The clang driver contains changes to link these additional libraries and object files, as necessary.

Finally, depending on what kind of Fil-C distribution you are using, the driver takes different paths for working out the header file and library locations:

• In a pizfix distribution, all system headers and libraries are found in the ../../pizfix directory, relative to the location of the driver's executable. All compiler-provided headers are found in ../lib/clang relative to the driver's executable. The driver automatically puts itself in pizfix mode if it locates a ../../pizfix directory relative to the drivers' executable.

• In a /opt/fil distribution, all system and compiler headers and libraries are found in /opt/fil. The driver automatically puts itself in /opt/fil mode if it sees that the driver's executable is in /opt/fil/bin.

• In a filnix distribution, there is a wrapper for the compiler driver that passes special arguments to specify the locations of headers and libraries.

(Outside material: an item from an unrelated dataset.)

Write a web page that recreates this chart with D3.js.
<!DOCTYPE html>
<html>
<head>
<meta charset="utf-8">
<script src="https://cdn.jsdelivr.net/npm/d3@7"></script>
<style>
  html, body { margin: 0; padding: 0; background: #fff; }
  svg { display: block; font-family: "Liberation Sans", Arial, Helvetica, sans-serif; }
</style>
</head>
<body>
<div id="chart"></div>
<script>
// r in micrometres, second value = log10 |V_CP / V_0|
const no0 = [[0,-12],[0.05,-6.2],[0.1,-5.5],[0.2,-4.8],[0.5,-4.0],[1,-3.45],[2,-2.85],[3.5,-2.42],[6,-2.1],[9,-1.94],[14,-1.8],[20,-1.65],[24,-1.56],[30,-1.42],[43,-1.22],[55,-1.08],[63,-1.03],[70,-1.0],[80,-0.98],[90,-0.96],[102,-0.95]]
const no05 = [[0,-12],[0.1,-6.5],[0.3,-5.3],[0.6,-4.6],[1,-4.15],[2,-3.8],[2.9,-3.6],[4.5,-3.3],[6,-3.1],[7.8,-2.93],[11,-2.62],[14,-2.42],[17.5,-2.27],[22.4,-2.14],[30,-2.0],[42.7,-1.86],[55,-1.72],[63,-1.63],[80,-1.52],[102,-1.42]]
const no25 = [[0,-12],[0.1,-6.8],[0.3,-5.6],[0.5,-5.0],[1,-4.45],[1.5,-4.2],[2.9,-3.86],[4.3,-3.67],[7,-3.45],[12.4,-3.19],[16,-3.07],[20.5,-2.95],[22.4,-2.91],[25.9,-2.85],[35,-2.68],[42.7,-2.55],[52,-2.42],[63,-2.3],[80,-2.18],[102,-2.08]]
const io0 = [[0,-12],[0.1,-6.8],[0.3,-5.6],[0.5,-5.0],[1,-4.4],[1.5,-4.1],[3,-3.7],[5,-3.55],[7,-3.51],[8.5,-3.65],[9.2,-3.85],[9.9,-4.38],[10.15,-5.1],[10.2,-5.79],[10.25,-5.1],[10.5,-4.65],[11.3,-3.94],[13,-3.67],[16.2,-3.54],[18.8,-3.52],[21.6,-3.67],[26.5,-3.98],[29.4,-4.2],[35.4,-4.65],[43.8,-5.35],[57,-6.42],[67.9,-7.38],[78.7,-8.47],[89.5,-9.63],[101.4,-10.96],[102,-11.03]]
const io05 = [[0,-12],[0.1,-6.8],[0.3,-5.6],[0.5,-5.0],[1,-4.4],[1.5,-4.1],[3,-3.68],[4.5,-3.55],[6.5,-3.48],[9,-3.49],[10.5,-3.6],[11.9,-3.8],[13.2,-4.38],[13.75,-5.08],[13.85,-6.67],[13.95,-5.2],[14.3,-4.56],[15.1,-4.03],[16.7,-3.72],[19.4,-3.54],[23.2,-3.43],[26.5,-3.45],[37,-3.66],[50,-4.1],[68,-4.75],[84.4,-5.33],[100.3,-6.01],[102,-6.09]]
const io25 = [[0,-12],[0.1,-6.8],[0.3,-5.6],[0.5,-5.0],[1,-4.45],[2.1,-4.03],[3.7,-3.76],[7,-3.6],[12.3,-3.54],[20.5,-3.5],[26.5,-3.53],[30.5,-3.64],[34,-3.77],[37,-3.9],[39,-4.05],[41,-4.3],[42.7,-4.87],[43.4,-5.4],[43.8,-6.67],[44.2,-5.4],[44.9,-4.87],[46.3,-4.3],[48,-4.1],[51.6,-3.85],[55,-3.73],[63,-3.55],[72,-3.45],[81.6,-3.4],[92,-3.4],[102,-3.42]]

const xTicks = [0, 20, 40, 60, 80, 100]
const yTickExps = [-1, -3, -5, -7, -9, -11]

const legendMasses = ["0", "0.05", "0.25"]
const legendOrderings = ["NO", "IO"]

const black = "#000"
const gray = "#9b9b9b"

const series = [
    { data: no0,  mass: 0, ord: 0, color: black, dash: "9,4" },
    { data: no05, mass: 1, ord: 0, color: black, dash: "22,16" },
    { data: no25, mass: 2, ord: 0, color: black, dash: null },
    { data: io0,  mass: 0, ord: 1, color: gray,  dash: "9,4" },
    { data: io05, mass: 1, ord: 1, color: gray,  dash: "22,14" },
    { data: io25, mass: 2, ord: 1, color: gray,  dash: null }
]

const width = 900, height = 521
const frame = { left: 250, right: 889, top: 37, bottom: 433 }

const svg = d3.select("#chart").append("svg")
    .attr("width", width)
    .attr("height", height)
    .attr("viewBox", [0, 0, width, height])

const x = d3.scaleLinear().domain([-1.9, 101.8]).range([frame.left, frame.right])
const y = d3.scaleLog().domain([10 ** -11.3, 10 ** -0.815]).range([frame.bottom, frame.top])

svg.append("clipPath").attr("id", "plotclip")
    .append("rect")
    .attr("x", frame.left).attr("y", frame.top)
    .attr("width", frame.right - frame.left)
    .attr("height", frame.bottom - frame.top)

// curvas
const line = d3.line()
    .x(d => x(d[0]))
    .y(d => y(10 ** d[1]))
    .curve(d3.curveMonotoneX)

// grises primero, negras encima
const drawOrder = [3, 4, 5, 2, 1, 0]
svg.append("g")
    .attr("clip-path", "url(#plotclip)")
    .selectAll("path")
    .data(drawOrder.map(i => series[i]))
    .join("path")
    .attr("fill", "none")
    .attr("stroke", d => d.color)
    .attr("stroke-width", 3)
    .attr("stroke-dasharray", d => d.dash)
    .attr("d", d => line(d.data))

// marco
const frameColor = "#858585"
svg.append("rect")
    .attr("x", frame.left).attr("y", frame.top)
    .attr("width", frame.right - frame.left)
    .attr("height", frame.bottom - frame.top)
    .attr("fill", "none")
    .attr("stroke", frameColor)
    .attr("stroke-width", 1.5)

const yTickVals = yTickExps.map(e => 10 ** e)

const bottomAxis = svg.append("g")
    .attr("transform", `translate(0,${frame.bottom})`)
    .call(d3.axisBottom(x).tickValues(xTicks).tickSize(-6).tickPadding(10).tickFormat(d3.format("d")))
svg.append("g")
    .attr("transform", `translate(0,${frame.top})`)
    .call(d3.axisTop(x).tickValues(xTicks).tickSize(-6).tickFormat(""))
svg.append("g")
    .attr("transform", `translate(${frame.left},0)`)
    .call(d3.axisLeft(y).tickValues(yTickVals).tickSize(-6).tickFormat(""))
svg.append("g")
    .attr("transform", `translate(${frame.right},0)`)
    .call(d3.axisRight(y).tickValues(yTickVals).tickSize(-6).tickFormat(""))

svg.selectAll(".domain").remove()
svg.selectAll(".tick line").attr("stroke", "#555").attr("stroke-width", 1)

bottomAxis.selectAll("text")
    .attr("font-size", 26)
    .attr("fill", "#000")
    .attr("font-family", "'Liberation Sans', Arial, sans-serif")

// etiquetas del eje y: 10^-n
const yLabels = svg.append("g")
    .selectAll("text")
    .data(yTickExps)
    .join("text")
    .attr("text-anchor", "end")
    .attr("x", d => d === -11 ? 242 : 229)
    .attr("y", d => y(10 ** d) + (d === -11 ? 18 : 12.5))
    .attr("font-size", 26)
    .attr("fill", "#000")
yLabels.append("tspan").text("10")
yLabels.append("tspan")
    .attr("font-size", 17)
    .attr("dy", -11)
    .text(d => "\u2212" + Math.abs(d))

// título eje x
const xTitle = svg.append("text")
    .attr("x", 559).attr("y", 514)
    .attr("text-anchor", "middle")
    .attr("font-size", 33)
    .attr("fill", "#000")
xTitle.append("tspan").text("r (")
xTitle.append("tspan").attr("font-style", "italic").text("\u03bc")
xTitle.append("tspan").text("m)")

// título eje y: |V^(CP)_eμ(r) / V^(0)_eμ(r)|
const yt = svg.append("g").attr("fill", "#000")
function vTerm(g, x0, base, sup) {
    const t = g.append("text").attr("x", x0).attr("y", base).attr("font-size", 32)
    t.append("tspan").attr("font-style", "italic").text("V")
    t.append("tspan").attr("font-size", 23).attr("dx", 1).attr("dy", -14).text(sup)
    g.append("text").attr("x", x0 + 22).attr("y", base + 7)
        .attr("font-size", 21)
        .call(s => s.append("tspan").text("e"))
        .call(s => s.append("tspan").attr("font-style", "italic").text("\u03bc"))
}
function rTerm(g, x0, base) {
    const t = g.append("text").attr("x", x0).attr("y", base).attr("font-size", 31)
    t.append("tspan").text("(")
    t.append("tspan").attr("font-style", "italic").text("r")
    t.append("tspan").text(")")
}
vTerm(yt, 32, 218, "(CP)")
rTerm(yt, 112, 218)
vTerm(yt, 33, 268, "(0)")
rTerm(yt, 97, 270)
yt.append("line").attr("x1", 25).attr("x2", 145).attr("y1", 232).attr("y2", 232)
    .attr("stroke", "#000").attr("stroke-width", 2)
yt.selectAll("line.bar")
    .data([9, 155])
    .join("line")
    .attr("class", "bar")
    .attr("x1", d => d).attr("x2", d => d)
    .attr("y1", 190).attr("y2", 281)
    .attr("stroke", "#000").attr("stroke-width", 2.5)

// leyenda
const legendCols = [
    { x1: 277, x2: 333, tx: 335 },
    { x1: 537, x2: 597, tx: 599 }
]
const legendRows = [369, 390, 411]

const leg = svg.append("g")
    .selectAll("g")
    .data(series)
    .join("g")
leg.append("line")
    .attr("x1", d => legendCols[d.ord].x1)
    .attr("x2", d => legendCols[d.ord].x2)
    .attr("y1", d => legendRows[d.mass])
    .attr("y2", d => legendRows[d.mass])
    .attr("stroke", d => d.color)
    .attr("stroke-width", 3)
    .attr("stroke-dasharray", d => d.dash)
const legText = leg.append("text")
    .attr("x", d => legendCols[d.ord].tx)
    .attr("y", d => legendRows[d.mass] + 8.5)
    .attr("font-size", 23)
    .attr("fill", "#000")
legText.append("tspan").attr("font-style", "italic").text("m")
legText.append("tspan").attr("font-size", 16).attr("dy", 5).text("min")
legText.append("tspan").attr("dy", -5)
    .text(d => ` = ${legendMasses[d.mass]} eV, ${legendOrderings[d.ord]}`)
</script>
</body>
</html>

• In a Pizlix distribution, all system and compiler headers and libraries are found in system-default paths like /usr/include and /lib. The driver knows that it is in Pizlix mode if none of the other conditions hold.

The Fil-C Pass Pipeline

Below is a graphic showing the Fil-C pass pipeline.

Fil-C reuses the LLVM pass pipeline after FilPizlonator, and also runs a mini version of that pipeline before FilPizlonator. The pre-pizlonating passes achieve:

• Promotion of locals to registers. This is the job of passes like SROA. Note, due to clang CodeGen and SROA changes, SROA will give up on any local that has union-like behavior. This is why FilPizlonator's escape analysis capability is so important.

• Inlining.

• Elimination of obviously redundant loads and stores.

• Lots of other optimizations (like all of the ones in InstCombine).